Work to do: Type out the complete listing below word for word, without its pictures.

Recorded data:
•••••

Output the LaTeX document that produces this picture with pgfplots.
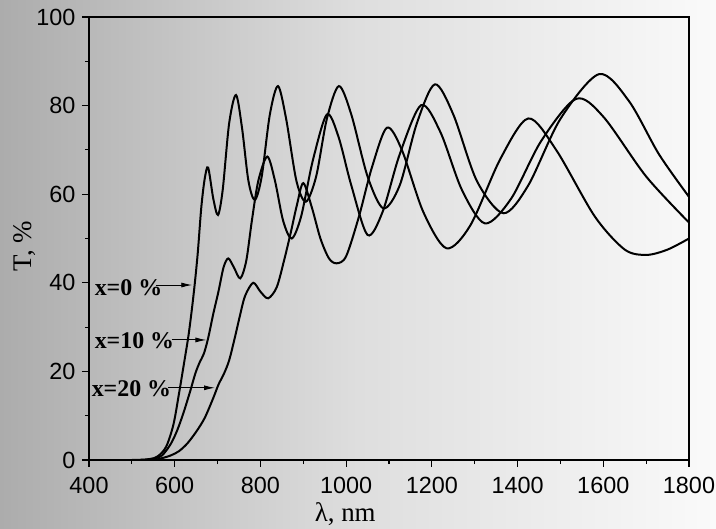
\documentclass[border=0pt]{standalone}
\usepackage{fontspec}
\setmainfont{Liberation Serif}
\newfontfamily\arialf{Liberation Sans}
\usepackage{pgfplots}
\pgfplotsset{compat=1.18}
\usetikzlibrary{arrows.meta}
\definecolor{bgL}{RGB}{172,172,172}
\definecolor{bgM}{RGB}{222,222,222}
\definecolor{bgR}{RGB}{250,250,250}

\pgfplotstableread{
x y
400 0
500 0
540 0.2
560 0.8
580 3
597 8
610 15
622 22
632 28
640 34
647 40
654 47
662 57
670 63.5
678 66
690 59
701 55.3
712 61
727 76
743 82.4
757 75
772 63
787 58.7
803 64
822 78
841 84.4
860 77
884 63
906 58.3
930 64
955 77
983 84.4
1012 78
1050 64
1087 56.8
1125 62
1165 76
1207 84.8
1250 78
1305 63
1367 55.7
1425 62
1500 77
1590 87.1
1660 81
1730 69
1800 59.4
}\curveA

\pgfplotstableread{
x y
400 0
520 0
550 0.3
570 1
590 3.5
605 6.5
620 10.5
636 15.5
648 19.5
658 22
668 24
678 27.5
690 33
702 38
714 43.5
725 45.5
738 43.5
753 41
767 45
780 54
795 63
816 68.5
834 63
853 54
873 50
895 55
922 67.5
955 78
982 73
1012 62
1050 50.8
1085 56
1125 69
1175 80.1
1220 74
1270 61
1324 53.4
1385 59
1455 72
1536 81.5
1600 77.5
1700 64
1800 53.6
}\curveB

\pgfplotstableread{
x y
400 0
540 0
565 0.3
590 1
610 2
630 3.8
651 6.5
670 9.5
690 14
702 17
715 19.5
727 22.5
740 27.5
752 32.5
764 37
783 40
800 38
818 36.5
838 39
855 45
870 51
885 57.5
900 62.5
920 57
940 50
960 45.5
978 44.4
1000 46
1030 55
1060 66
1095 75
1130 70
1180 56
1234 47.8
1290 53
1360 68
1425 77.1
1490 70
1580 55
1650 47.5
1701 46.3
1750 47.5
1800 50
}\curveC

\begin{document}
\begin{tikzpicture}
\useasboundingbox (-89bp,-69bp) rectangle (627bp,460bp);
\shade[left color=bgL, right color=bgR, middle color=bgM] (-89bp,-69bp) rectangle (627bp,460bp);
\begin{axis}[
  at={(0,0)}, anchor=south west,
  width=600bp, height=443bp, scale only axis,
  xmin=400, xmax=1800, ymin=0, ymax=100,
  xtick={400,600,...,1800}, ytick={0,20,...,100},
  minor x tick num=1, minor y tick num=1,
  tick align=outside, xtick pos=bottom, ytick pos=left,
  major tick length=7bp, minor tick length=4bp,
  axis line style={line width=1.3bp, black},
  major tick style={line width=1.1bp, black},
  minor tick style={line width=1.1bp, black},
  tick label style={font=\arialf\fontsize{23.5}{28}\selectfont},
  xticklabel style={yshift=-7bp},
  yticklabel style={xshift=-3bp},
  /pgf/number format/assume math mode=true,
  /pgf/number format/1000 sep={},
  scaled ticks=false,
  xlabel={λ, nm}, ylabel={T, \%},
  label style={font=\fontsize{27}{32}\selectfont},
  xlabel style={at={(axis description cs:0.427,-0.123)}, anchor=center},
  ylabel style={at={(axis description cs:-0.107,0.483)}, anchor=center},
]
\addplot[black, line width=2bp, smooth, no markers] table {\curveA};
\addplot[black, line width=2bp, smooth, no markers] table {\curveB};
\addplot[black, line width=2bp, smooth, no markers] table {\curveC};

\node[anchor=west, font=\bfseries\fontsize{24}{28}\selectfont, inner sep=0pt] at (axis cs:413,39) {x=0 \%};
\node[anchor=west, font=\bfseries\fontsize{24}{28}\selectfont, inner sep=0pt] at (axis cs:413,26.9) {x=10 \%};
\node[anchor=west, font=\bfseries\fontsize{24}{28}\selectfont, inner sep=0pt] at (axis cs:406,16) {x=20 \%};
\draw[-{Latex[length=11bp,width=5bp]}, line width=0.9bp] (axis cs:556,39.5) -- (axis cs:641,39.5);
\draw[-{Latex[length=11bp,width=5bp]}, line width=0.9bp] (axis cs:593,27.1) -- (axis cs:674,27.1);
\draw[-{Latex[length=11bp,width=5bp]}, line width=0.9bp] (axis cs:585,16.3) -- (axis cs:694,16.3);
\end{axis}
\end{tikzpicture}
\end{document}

•••••

Result for this task:
Output the LaTeX document that produces this picture with pgfplots.
\documentclass[border=0pt]{standalone}
\usepackage{fontspec}
\setmainfont{Liberation Serif}
\newfontfamily\arialf{Liberation Sans}
\usepackage{pgfplots}
\pgfplotsset{compat=1.18}
\usetikzlibrary{arrows.meta}
\definecolor{bgL}{RGB}{172,172,172}
\definecolor{bgM}{RGB}{222,222,222}
\definecolor{bgR}{RGB}{250,250,250}

\pgfplotstableread{
x y
400 0
500 0
540 0.2
560 0.8
580 3
597 8
610 15
622 22
632 28
640 34
647 40
654 47
662 57
670 63.5
678 66
690 59
701 55.3
712 61
727 76
743 82.4
757 75
772 63
787 58.7
803 64
822 78
841 84.4
860 77
884 63
906 58.3
930 64
955 77
983 84.4
1012 78
1050 64
1087 56.8
1125 62
1165 76
1207 84.8
1250 78
1305 63
1367 55.7
1425 62
1500 77
1590 87.1
1660 81
1730 69
1800 59.4
}\curveA

\pgfplotstableread{
x y
400 0
520 0
550 0.3
570 1
590 3.5
605 6.5
620 10.5
636 15.5
648 19.5
658 22
668 24
678 27.5
690 33
702 38
714 43.5
725 45.5
738 43.5
753 41
767 45
780 54
795 63
816 68.5
834 63
853 54
873 50
895 55
922 67.5
955 78
982 73
1012 62
1050 50.8
1085 56
1125 69
1175 80.1
1220 74
1270 61
1324 53.4
1385 59
1455 72
1536 81.5
1600 77.5
1700 64
1800 53.6
}\curveB

\pgfplotstableread{
x y
400 0
540 0
565 0.3
590 1
610 2
630 3.8
651 6.5
670 9.5
690 14
702 17
715 19.5
727 22.5
740 27.5
752 32.5
764 37
783 40
800 38
818 36.5
838 39
855 45
870 51
885 57.5
900 62.5
920 57
940 50
960 45.5
978 44.4
1000 46
1030 55
1060 66
1095 75
1130 70
1180 56
1234 47.8
1290 53
1360 68
1425 77.1
1490 70
1580 55
1650 47.5
1701 46.3
1750 47.5
1800 50
}\curveC

\begin{document}
\begin{tikzpicture}
\useasboundingbox (-89bp,-69bp) rectangle (627bp,460bp);
\shade[left color=bgL, right color=bgR, middle color=bgM] (-89bp,-69bp) rectangle (627bp,460bp);
\begin{axis}[
  at={(0,0)}, anchor=south west,
  width=600bp, height=443bp, scale only axis,
  xmin=400, xmax=1800, ymin=0, ymax=100,
  xtick={400,600,...,1800}, ytick={0,20,...,100},
  minor x tick num=1, minor y tick num=1,
  tick align=outside, xtick pos=bottom, ytick pos=left,
  major tick length=7bp, minor tick length=4bp,
  axis line style={line width=1.3bp, black},
  major tick style={line width=1.1bp, black},
  minor tick style={line width=1.1bp, black},
  tick label style={font=\arialf\fontsize{23.5}{28}\selectfont},
  xticklabel style={yshift=-7bp},
  yticklabel style={xshift=-3bp},
  /pgf/number format/assume math mode=true,
  /pgf/number format/1000 sep={},
  scaled ticks=false,
  xlabel={λ, nm}, ylabel={T, \%},
  label style={font=\fontsize{27}{32}\selectfont},
  xlabel style={at={(axis description cs:0.427,-0.123)}, anchor=center},
  ylabel style={at={(axis description cs:-0.107,0.483)}, anchor=center},
]
\addplot[black, line width=2bp, smooth, no markers] table {\curveA};
\addplot[black, line width=2bp, smooth, no markers] table {\curveB};
\addplot[black, line width=2bp, smooth, no markers] table {\curveC};

\node[anchor=west, font=\bfseries\fontsize{24}{28}\selectfont, inner sep=0pt] at (axis cs:413,39) {x=0 \%};
\node[anchor=west, font=\bfseries\fontsize{24}{28}\selectfont, inner sep=0pt] at (axis cs:413,26.9) {x=10 \%};
\node[anchor=west, font=\bfseries\fontsize{24}{28}\selectfont, inner sep=0pt] at (axis cs:406,16) {x=20 \%};
\draw[-{Latex[length=11bp,width=5bp]}, line width=0.9bp] (axis cs:556,39.5) -- (axis cs:641,39.5);
\draw[-{Latex[length=11bp,width=5bp]}, line width=0.9bp] (axis cs:593,27.1) -- (axis cs:674,27.1);
\draw[-{Latex[length=11bp,width=5bp]}, line width=0.9bp] (axis cs:585,16.3) -- (axis cs:694,16.3);
\end{axis}
\end{tikzpicture}
\end{document}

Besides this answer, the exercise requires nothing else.